Crucially, Williams does not set out to prove that the gospels are true. Rather he argues that, with so much evidence in their favour, it is people’s prior convictions (e.g. that miracles can’t happen) that lead them to resort to any argument, however implausible, to dismiss the Gospels. Williams begins to press this home in the final chapter which helps keep his audience reading.

Can we Trust the Gospels? is useful for sceptic and believer alike. Unusually, it is a book I will unreservedly recommend to any sceptic from sixth form upwards. Its tone is measured and respectful, refreshingly free of rhetorical flourishes.
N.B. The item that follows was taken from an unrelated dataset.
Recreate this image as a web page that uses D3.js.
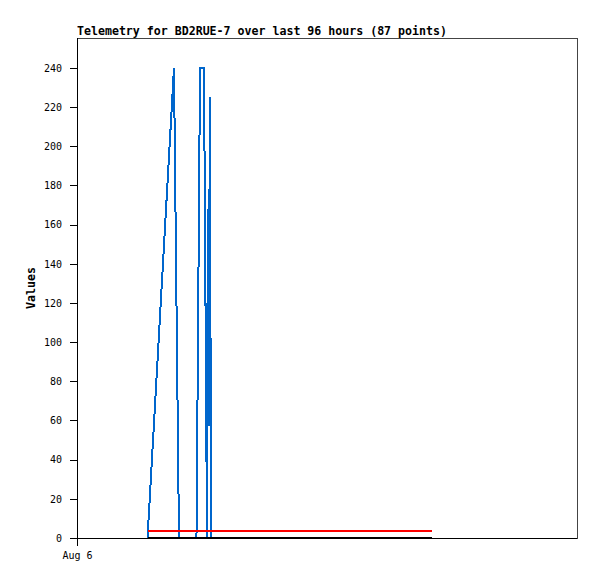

It is also highly recommended for believers. First, it provides encouragement by demonstrating that even by the standards and methods of the secular academy it requires highly speculative hypothesising to explain away the Gospels. Second, it models how to engage the sceptic. Discussing non-christian sources, for example, Williams does not give fine-sounding but easily-rebutted general statistics. He carefully shows what can and cannot be proved, thereby increasing the credibility of his case.

My appetite having been whetted by Williams’ lectures on apologetics, I’ve been awaiting such a book for years. Buy multiple copies. It’s an apologetic goldmine.